* _Task to carry out_: In the listing below, identify each line with the word "this" and return those lines.

===== Data lines

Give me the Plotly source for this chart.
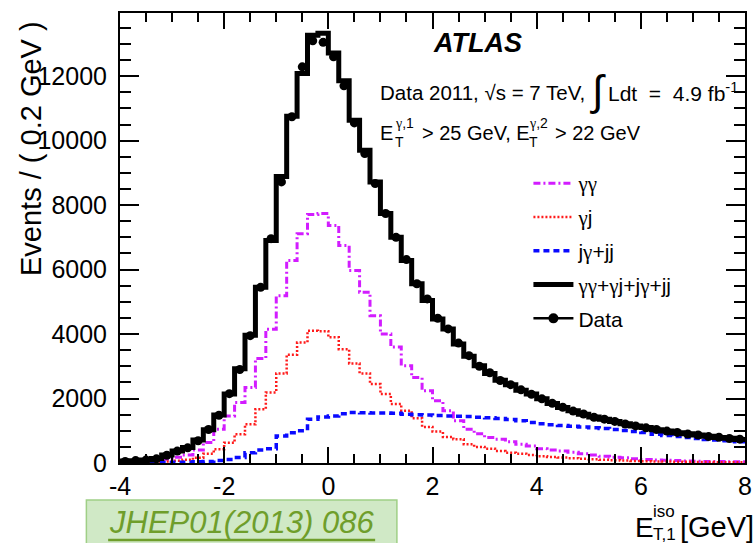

==========
===== Data lines

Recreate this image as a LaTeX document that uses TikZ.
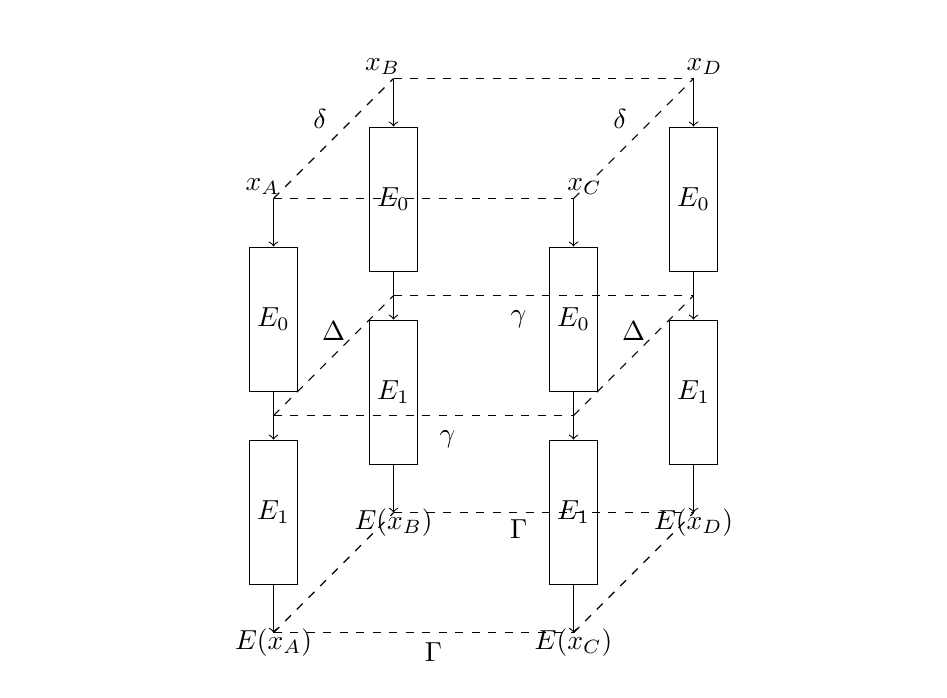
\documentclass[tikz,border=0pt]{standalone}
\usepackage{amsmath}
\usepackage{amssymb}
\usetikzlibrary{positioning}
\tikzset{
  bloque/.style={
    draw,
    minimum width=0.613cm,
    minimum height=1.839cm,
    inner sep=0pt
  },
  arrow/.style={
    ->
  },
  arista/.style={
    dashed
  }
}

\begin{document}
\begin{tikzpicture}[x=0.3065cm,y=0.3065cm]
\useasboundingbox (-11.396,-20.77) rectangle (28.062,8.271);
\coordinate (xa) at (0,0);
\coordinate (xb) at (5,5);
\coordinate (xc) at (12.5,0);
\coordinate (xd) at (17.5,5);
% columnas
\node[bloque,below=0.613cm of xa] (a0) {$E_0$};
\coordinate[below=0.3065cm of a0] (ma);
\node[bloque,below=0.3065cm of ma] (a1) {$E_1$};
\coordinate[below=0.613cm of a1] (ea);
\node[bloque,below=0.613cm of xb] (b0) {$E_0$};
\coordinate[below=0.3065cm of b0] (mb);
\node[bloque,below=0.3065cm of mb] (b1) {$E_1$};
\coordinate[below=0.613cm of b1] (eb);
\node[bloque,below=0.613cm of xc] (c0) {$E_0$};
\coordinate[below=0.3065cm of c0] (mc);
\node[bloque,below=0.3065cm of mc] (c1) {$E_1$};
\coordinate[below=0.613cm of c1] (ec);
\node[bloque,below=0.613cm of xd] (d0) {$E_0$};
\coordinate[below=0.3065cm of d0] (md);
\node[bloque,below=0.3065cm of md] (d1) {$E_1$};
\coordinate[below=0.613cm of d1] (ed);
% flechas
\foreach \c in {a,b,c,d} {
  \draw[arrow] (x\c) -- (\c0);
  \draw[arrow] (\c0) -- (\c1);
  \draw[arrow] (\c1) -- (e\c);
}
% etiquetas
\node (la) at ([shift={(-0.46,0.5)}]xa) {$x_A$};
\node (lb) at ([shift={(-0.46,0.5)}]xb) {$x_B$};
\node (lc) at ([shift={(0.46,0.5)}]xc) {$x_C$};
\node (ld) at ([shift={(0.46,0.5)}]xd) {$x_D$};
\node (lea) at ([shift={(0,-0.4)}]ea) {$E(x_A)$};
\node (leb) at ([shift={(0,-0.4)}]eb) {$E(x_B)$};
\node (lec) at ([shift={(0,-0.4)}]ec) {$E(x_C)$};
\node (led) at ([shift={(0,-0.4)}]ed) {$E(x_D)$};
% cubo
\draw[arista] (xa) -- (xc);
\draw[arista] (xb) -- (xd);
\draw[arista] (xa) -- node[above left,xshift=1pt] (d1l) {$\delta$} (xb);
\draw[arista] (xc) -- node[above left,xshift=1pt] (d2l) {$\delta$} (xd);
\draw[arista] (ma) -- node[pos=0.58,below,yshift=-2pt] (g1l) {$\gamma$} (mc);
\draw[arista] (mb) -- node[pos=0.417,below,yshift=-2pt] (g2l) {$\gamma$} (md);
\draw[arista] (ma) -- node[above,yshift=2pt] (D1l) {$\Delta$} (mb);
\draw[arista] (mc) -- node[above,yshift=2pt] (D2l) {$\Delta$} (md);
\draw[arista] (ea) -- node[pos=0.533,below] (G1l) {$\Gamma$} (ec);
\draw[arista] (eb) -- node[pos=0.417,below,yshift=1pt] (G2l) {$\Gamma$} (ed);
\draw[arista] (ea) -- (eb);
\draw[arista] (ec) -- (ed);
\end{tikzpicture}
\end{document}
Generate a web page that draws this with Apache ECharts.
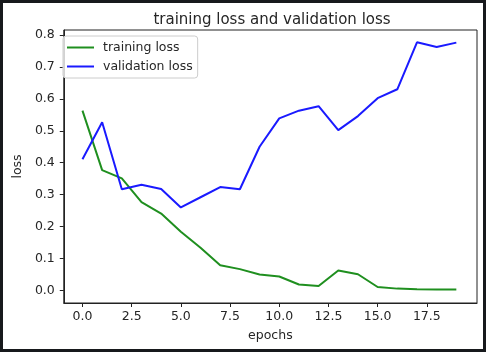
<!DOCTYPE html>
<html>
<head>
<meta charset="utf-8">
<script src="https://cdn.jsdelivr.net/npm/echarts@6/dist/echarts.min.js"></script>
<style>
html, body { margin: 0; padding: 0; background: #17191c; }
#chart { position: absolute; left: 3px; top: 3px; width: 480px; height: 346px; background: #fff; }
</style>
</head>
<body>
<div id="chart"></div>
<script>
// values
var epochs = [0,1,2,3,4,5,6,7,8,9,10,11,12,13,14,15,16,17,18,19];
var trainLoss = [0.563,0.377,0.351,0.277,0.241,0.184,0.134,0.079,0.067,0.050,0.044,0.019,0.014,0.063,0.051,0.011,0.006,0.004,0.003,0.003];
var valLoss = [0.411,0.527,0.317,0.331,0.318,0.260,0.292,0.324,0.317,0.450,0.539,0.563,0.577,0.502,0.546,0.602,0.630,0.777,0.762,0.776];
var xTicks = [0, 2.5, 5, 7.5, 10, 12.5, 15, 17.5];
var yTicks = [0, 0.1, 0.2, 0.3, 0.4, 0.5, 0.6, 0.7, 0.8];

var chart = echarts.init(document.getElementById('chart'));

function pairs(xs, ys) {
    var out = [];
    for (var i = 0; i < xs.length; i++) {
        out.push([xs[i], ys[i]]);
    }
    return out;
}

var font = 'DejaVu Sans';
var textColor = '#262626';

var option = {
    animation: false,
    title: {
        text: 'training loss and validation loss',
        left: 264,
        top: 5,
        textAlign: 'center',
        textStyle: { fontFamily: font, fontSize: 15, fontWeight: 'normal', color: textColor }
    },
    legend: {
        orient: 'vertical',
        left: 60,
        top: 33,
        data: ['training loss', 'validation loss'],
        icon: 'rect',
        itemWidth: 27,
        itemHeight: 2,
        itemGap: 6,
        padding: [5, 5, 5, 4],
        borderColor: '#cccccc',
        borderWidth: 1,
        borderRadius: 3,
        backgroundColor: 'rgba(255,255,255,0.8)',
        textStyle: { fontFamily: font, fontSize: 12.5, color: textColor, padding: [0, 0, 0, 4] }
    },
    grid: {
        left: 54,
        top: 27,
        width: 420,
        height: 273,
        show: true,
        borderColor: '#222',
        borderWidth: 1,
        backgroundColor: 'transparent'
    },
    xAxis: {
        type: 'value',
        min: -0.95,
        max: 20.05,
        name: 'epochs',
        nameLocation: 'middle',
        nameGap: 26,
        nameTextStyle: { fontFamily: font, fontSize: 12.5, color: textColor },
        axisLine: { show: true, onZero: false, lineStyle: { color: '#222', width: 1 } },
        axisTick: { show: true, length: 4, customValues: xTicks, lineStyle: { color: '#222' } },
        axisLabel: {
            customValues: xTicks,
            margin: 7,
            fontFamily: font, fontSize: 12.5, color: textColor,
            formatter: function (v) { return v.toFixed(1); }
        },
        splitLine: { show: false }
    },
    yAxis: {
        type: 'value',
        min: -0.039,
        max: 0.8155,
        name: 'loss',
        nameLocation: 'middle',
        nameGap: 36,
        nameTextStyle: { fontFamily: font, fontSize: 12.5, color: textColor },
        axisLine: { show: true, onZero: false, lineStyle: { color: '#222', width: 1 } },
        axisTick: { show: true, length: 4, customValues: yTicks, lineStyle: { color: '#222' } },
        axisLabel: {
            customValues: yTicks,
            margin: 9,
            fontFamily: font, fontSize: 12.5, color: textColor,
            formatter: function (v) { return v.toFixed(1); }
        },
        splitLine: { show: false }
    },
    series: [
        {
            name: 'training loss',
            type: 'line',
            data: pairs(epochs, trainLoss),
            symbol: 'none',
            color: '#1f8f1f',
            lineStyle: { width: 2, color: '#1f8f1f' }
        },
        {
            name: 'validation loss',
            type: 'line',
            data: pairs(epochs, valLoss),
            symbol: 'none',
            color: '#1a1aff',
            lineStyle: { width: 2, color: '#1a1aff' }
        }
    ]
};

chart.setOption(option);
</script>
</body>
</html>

==========

* _Exercise result_:
Give me the Plotly source for this chart.
Recreate this image as a LaTeX document that uses TikZ.
Generate a web page that draws this with Apache ECharts.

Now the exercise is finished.